Bratz dolls made under harsh working conditions:
Friday, December 22, 2006
The pouty Bratz dolls so popular as Christmas presents are made at a factory in southern China where
workers are obliged to toil up to 94 hours a week, among other violations, a labour rights group said in a report released Friday.
The report by U.S.-based China Labour Watch and the National Labour Committee details allegations of harsh working conditions, especially during peak delivery months, and of violations of workers' rights to injury and health insurance.
More than 120 million Bratz dolls, at the centre of a controversial report alleging they're manufactured in China under harsh working conditions, have been sold since 2001.

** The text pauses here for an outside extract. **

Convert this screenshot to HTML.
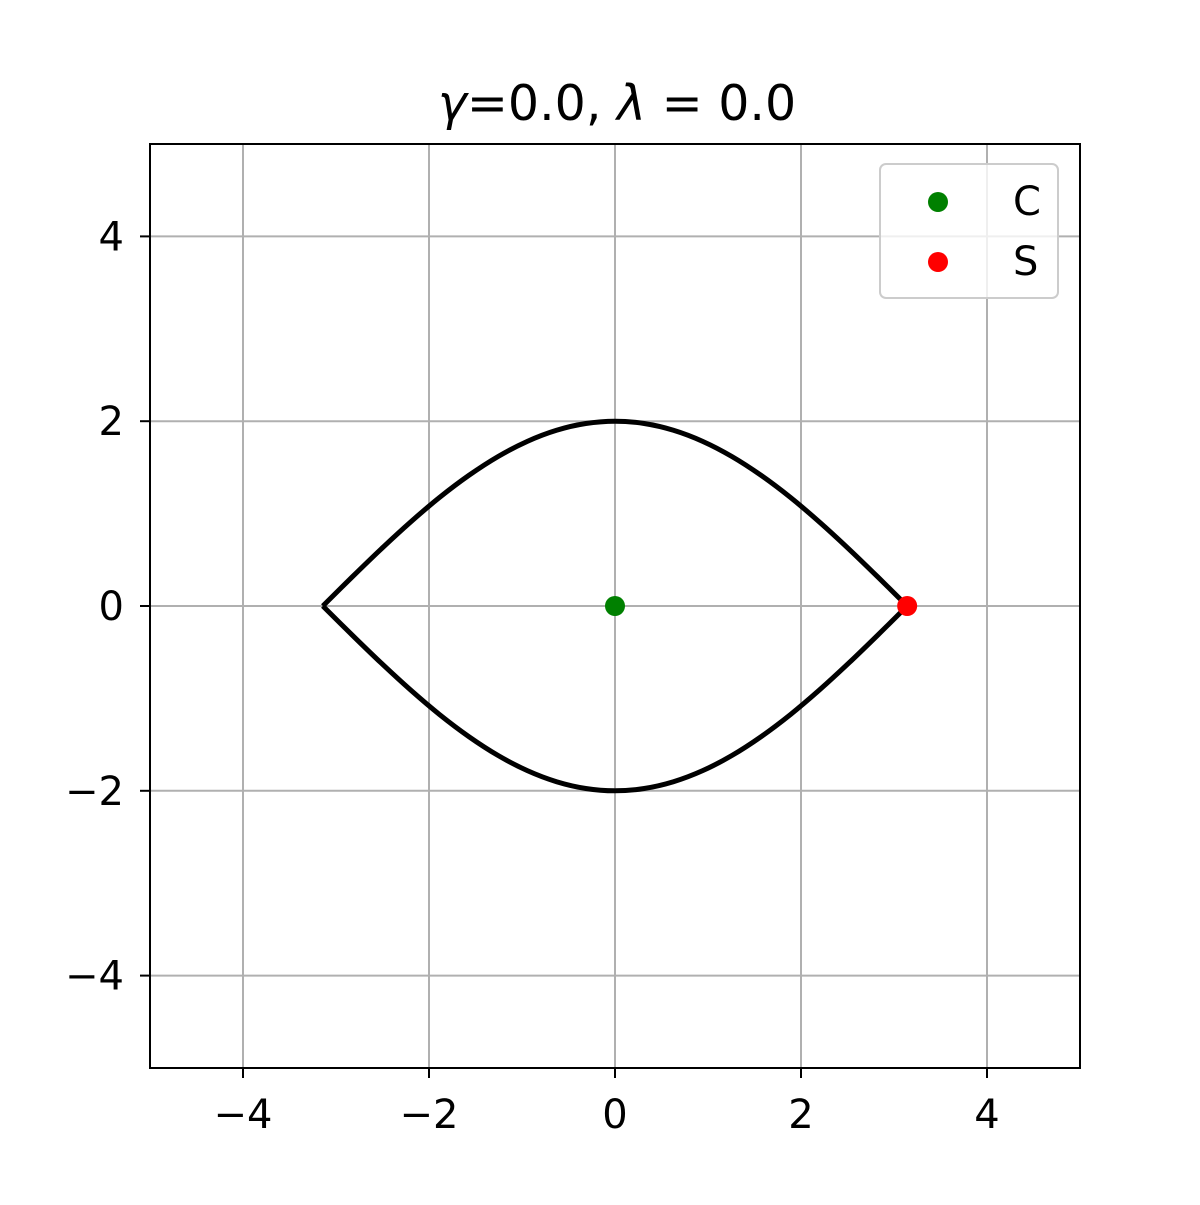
<!DOCTYPE html>
<html><head><meta charset="utf-8"><style>
html,body{margin:0;padding:0;background:#fff;}
svg text{font-family:"DejaVu Sans","Liberation Sans",sans-serif;fill:#000;}
</style></head><body>
<svg id="chart" width="1200" height="1200" xmlns="http://www.w3.org/2000/svg">
<rect width="1200" height="1200" fill="#fff"/>
<text x="617" y="120" font-size="49" text-anchor="middle"><tspan font-style="italic">γ</tspan>=0.0, <tspan font-style="italic">λ</tspan> = 0.0</text>
<g id="grid"></g>
<g id="curves"></g>
<g id="points"></g>
<rect x="150" y="144" width="930" height="924" fill="none" stroke="#000" stroke-width="2"/>
<g id="ticks"></g>
<g>
<rect x="880" y="164" width="178" height="134" rx="6" fill="#fff" fill-opacity="0.8" stroke="#ccc" stroke-width="2"/>
<circle cx="938" cy="202" r="10" fill="green"/>
<text x="1013" y="215" font-size="40">C</text>
<circle cx="938" cy="262" r="10" fill="red"/>
<text x="1013" y="275" font-size="40">S</text>
</g>
</svg>
<script>
const xTicks=[-4,-2,0,2,4];
const yTicks=[-4,-2,0,2,4];
const curveX=[-3.1416,-2.8274,-2.5133,-2.1991,-1.885,-1.5708,-1.2566,-0.9425,-0.6283,-0.3142,0,0.3142,0.6283,0.9425,1.2566,1.5708,1.885,2.1991,2.5133,2.8274,3.1416];
const upperY=[0,0.313,0.618,0.908,1.176,1.414,1.618,1.782,1.902,1.975,2,1.975,1.902,1.782,1.618,1.414,1.176,0.908,0.618,0.313,0];
const lowerY=[0,-0.313,-0.618,-0.908,-1.176,-1.414,-1.618,-1.782,-1.902,-1.975,-2,-1.975,-1.902,-1.782,-1.618,-1.414,-1.176,-0.908,-0.618,-0.313,0];
const centerPoint=[0,0];
const saddlePoint=[3.1416,0];
const NS='http://www.w3.org/2000/svg';
const X=v=>150+(v+5)*93;
const Y=v=>1068-(v+5)*92.4;
function mk(tag,attrs,parent){const e=document.createElementNS(NS,tag);for(const k in attrs)e.setAttribute(k,attrs[k]);parent.appendChild(e);return e;}
const grid=document.getElementById('grid'),ticks=document.getElementById('ticks');
xTicks.forEach(t=>{
 const l=mk('line',{x1:X(t),x2:X(t),y1:144,y2:1068,stroke:'#b0b0b0','stroke-width':2},grid);
 
 
 const tk=mk('line',{x1:X(t),x2:X(t),y1:1068,y2:1078,stroke:'#000','stroke-width':2},ticks);
 
 
 const tx=mk('text',{x:X(t),y:1128,'font-size':40,'text-anchor':'middle'},ticks);
 tx.textContent=t<0?'\u2212'+Math.abs(t):String(t);
 
 
});
yTicks.forEach(t=>{
 const l=mk('line',{x1:150,x2:1080,y1:Y(t),y2:Y(t),stroke:'#b0b0b0','stroke-width':2},grid);
 
 
 const tk=mk('line',{x1:140,x2:150,y1:Y(t),y2:Y(t),stroke:'#000','stroke-width':2},ticks);
 
 
 const tx=mk('text',{x:124,y:Y(t)+14,'font-size':40,'text-anchor':'end'},ticks);
 tx.textContent=t<0?'\u2212'+Math.abs(t):String(t);
 
 
});
function smoothPath(pts){
 let d='M'+pts[0][0]+','+pts[0][1];
 for(let i=0;i<pts.length-1;i++){
  const p0=pts[Math.max(i-1,0)],p1=pts[i],p2=pts[i+1],p3=pts[Math.min(i+2,pts.length-1)];
  const c1=[p1[0]+(p2[0]-p0[0])/6,p1[1]+(p2[1]-p0[1])/6];
  const c2=[p2[0]-(p3[0]-p1[0])/6,p2[1]-(p3[1]-p1[1])/6];
  d+=' C'+c1[0]+','+c1[1]+' '+c2[0]+','+c2[1]+' '+p2[0]+','+p2[1];
 }
 return d;
}
const curves=document.getElementById('curves');
[upperY,lowerY].forEach((ys,i)=>{
 const pts=curveX.map((x,j)=>[X(x),Y(ys[j])]);
 const p=mk('path',{d:smoothPath(pts),fill:'none',stroke:'#000','stroke-width':5,'stroke-linejoin':'round'},curves);
 
 
});
const pg=document.getElementById('points');
const c=mk('circle',{cx:X(centerPoint[0]),cy:Y(centerPoint[1]),r:10,fill:'green'},pg);


const s=mk('circle',{cx:X(saddlePoint[0]),cy:Y(saddlePoint[1]),r:10,fill:'red'},pg);


</script>
</body></html>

(MGA Entertainment/Associated Press) The edgy, urban-styled rival to Barbie is made by a subcontractor in the southern export hub of Shenzhen, as is typical of many products sold in the U.S. and elsewhere.
Workers are paid the equivalent of 17 cents US for each doll, the report said, while the dolls retail for $16 US a piece or more.
Calls to the Van Nuys, Calif., headquarters of MGA Entertainment Inc., which launched the Bratz brand in 2001, were not answered and there was no immediate response to an e-mailed inquiry to the company's public relations office. Calls to the China-based spokesman for
Wal-Mart Stores Inc., a main distributor of the dolls, went unanswered Friday.